Translation:The boy's shoe is not big.

March 14, 2013



Isn't it ""Der Schuh von dem Junge ist nicht groß."? Why the plural form "Jungen"?


It's not the plural in this case, it is because of the dative case. Ah, I am trying to think of any other masculine nown where you have to do that, but I can't come up with any. "Junge" is an exception because of the "e" at the end I think (masculine nowns don't usually end in an "e"). Maybe someone else can explain more exactly why this is done, but it is necessary.


'Junge' belongs to the class of weak nouns which are inflected differently from the normal strong nouns. There is a third inflection class, namely nominalized adjectives that get inflected exactly like the corresponding adjectives. See here: http://german.about.com/od/grammar/a/dernouns.htm Note that german.about.com lists 'der Alte' as a weak noun which is not totally accurate. 'der Junge' is a weak noun but 'der Alte' is a nominalized adjective. You can see the difference in inflection if you change the article: It's 'der Junge', 'der Alte', 'ein Junge' but 'ein Alter'.


Ok so I tried reading that link you posted by I only became more puzzled. 'Jungen' usually refers to 'boys' but in this sentence it referes to 'boy', so then how exactly would one know when Jungen in a sentence like this would refer to plural boy, or in other words, boys? Would the sentence structure/format change or something?

  • singular declension: der Junge, des Jungen, dem Jungen, den Jungen
  • plural declension: die Jungen, der Jungen, den Jungen, die Jungen

You have to infer case and number from cues in the sentence, e.g. verb conjugation, prepositions, etc. In our example, the article 'dem' tells you that it's singular dative.
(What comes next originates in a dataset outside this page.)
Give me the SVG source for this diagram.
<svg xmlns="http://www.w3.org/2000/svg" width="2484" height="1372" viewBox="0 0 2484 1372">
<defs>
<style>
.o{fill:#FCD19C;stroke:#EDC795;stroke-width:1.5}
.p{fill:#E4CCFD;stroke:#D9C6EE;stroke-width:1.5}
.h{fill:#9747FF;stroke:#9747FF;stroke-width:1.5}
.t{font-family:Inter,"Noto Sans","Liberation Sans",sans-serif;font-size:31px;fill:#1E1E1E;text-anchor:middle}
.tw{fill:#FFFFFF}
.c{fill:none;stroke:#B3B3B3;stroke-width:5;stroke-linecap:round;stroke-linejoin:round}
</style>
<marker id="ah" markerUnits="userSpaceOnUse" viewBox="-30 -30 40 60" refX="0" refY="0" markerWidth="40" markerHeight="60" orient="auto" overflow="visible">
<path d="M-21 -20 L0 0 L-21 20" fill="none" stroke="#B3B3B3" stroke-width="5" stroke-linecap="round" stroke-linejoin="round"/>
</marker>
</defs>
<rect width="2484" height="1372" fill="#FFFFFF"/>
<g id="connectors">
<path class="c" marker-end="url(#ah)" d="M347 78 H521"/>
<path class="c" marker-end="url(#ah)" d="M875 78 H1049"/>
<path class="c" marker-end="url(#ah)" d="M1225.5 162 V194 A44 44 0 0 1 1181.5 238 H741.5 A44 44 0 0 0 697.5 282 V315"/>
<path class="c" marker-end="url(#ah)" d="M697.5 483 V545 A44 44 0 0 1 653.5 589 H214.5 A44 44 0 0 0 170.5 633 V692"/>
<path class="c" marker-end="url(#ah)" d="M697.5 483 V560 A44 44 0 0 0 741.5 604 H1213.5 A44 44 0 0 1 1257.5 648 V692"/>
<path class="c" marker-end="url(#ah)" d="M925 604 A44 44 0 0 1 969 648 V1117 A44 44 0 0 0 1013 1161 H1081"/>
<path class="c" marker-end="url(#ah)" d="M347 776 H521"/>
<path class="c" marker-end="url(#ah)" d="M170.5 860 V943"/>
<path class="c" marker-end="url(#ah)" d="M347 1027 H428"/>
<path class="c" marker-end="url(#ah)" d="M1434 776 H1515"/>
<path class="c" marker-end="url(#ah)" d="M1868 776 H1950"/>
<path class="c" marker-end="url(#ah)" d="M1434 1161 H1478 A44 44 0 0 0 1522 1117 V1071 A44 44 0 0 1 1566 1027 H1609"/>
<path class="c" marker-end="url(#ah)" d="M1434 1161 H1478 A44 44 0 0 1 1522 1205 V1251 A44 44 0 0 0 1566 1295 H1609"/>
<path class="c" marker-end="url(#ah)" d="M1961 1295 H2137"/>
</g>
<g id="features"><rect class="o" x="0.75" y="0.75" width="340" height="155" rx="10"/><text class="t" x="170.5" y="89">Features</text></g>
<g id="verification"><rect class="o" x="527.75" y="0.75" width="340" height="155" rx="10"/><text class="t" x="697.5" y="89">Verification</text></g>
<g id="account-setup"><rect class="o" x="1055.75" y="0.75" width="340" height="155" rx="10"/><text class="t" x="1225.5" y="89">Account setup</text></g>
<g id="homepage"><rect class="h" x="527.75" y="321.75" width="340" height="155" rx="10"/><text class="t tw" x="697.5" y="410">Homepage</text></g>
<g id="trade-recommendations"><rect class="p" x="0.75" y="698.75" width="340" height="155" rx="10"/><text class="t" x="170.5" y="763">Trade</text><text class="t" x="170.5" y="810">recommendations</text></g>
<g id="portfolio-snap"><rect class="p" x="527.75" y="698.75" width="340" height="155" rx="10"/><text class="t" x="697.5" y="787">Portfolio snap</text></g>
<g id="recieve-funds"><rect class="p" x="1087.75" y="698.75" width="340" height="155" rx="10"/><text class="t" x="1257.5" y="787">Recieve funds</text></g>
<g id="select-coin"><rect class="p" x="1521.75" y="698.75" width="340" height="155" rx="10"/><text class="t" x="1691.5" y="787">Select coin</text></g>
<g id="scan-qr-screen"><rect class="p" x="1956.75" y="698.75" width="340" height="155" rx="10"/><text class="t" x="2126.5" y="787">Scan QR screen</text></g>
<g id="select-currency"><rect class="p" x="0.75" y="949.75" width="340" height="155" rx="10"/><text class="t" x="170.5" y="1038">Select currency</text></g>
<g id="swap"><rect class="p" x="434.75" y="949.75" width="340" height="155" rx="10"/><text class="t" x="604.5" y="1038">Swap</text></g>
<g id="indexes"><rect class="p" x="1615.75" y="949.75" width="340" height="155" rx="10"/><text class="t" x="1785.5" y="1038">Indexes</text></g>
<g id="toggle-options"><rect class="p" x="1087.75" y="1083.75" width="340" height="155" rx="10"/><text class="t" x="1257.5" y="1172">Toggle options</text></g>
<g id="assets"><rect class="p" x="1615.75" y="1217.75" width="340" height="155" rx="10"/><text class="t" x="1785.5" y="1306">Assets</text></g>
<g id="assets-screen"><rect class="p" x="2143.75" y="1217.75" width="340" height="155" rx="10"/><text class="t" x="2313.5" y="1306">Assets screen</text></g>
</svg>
More examples of weak (schwach) Nomen Singlular: Bauer(n), Kollege(n), Herr(n), Kunde(n), Mensch(en), Nachbar(n), Löwe(n). In all cases except nominative they get an "n" knocked on.


this explanation totally convinces me that listening, and noticing, how people inflect words is easier than understanding the grammar.
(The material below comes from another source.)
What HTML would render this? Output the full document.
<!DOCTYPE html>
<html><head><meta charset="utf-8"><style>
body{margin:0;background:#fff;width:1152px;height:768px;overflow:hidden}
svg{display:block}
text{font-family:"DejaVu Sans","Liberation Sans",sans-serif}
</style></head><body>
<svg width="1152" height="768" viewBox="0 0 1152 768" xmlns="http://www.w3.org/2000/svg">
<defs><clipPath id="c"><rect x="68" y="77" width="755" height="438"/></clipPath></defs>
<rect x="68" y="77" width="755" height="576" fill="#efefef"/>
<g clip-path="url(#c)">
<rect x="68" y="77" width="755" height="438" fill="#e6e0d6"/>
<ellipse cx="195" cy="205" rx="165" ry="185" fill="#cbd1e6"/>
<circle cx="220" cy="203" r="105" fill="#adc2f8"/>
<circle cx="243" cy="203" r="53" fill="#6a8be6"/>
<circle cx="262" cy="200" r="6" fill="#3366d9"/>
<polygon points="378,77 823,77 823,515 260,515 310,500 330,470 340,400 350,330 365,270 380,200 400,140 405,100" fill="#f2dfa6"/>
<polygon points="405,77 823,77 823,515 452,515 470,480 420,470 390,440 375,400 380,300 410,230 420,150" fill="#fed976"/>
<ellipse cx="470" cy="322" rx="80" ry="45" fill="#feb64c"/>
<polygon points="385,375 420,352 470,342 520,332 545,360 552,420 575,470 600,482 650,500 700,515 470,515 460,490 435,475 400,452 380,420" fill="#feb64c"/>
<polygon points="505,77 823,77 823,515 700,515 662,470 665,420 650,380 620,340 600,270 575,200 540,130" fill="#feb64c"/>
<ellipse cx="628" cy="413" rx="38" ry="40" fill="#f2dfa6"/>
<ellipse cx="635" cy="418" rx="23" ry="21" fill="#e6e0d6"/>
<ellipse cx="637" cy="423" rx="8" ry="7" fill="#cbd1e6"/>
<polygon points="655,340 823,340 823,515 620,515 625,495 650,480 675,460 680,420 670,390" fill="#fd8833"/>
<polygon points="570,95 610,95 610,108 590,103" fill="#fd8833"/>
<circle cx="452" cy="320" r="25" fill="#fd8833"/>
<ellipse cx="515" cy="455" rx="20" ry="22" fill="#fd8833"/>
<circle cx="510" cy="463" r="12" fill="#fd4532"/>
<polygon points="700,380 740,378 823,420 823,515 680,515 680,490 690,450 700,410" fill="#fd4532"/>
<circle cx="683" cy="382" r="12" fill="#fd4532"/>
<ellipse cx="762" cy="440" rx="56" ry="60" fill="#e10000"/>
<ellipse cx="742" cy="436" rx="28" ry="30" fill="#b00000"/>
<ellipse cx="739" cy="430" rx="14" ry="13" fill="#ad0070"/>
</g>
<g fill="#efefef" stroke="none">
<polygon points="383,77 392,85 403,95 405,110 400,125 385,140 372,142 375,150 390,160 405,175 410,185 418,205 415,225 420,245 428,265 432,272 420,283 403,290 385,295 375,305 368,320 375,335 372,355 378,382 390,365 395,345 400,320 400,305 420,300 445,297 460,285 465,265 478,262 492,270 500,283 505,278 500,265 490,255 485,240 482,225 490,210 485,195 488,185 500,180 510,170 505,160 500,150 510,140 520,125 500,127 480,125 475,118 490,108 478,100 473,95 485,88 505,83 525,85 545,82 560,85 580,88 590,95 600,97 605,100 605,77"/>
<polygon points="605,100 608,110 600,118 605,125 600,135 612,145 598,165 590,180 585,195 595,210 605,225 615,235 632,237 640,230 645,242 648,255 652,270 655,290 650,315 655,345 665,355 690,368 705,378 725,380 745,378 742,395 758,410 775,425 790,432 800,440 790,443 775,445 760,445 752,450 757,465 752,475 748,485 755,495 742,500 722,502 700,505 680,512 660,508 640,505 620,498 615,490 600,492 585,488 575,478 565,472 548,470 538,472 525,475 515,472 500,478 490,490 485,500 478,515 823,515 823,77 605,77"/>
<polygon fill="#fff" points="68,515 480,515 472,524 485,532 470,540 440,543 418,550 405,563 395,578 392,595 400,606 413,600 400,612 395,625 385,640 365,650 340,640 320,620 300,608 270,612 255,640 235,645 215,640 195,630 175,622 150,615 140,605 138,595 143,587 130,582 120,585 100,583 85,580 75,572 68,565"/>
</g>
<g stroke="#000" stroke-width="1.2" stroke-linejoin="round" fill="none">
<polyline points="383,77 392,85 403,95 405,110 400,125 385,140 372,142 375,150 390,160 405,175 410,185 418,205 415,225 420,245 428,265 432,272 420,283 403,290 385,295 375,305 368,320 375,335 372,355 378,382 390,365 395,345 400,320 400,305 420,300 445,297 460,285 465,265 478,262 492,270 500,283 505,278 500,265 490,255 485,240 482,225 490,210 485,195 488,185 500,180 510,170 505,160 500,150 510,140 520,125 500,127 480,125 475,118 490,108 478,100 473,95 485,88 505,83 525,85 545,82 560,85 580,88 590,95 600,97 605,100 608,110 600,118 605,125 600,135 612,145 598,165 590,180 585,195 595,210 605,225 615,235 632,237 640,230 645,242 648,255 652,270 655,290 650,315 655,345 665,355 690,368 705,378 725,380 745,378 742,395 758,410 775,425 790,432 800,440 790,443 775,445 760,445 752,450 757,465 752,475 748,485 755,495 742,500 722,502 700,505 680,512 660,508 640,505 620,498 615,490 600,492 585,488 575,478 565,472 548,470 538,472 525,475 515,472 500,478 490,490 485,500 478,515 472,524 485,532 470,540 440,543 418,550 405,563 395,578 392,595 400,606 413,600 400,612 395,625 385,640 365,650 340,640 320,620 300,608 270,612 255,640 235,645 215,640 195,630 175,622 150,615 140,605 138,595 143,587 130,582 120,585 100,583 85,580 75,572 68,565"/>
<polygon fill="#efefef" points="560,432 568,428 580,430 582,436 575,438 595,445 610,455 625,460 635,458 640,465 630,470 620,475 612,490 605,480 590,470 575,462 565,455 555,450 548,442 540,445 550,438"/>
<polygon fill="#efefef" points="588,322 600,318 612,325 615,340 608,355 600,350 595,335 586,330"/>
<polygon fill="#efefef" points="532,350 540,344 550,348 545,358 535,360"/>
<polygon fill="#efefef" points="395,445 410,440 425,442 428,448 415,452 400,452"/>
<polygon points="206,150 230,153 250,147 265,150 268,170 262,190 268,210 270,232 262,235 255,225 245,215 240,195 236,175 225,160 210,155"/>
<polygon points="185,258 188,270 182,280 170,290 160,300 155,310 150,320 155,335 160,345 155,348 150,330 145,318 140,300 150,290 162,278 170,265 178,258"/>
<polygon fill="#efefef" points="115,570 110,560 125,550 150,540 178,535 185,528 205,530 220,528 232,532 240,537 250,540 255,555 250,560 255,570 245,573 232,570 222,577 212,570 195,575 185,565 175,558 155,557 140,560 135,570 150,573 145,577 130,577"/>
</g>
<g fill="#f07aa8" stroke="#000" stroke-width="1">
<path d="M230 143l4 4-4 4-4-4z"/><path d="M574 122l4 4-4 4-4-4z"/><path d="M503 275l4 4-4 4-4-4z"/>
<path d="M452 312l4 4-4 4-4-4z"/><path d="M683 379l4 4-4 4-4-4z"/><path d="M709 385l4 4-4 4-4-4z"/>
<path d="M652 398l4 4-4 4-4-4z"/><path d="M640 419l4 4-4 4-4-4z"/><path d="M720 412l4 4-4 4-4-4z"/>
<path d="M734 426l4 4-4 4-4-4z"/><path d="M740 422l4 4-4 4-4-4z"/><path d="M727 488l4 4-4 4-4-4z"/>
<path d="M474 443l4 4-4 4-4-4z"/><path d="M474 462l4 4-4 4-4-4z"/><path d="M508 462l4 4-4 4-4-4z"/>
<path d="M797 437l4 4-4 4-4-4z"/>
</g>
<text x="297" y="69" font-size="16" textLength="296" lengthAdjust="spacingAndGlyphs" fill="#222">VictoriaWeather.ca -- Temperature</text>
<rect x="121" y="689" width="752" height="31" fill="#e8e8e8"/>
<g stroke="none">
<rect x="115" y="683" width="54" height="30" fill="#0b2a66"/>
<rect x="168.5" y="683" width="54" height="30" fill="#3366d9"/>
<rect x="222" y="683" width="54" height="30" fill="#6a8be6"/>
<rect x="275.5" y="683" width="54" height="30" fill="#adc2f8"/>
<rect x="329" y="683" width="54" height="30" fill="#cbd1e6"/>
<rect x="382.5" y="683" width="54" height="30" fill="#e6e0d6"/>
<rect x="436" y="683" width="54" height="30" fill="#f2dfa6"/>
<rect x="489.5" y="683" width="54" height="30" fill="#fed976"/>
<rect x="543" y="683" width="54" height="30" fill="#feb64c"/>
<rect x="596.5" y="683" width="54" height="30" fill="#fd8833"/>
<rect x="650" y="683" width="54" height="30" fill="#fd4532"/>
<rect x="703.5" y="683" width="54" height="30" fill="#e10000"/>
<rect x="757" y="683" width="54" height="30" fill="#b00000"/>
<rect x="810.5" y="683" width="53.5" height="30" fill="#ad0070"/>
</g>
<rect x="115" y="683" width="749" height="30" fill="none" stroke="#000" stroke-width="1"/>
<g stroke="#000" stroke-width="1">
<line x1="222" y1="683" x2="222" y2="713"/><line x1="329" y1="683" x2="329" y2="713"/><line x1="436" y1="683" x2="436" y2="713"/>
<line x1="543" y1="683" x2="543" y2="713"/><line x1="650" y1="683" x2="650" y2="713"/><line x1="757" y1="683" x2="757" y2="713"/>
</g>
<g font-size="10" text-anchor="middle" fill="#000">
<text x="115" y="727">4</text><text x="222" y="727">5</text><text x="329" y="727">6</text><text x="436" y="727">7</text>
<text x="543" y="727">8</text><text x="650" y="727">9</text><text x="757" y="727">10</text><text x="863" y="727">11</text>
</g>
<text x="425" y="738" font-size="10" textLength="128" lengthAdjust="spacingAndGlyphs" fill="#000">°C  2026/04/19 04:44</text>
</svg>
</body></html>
Basically, grammar is just attaching names to and grouping together of such observations with the aim of making it easier to generalize to new situations.

  • 2605

I totally agree with magdrides.


Isn't it normal/compulsory to abbreviate von dem to vom?


I really feel like some of these could use a better introduction or explanation. I like that duolingo just tosses things at you with a trial by fire kind of thing, but for German you really really need to introduce cases and conjugations at the beginning of learning, even if it's just tossed at you.

As for this particular instance, I think a section specifically on dative/possessives would be a good idea. For those who might be struggling on these translations, think of it this way: In English it's - The boy's shoes. In German it's - The shoes of the boy.


And why is it 'dem JungeN' and not 'dem Jungem'? Aren't the nouns also put in dativ?


according to About.com German Language Note: Some masc. nouns add an -en or -n ending in the dative and in all other cases besides the nominative. e.g. dem Präsidenten dem Jungen* i always rmember "dem Jungen" from getting it wrong so often.


Is on the boy incorrect, rather than of the boy?


Could someone recommend a list of nouns that receive different suffix in the non-nominative cases?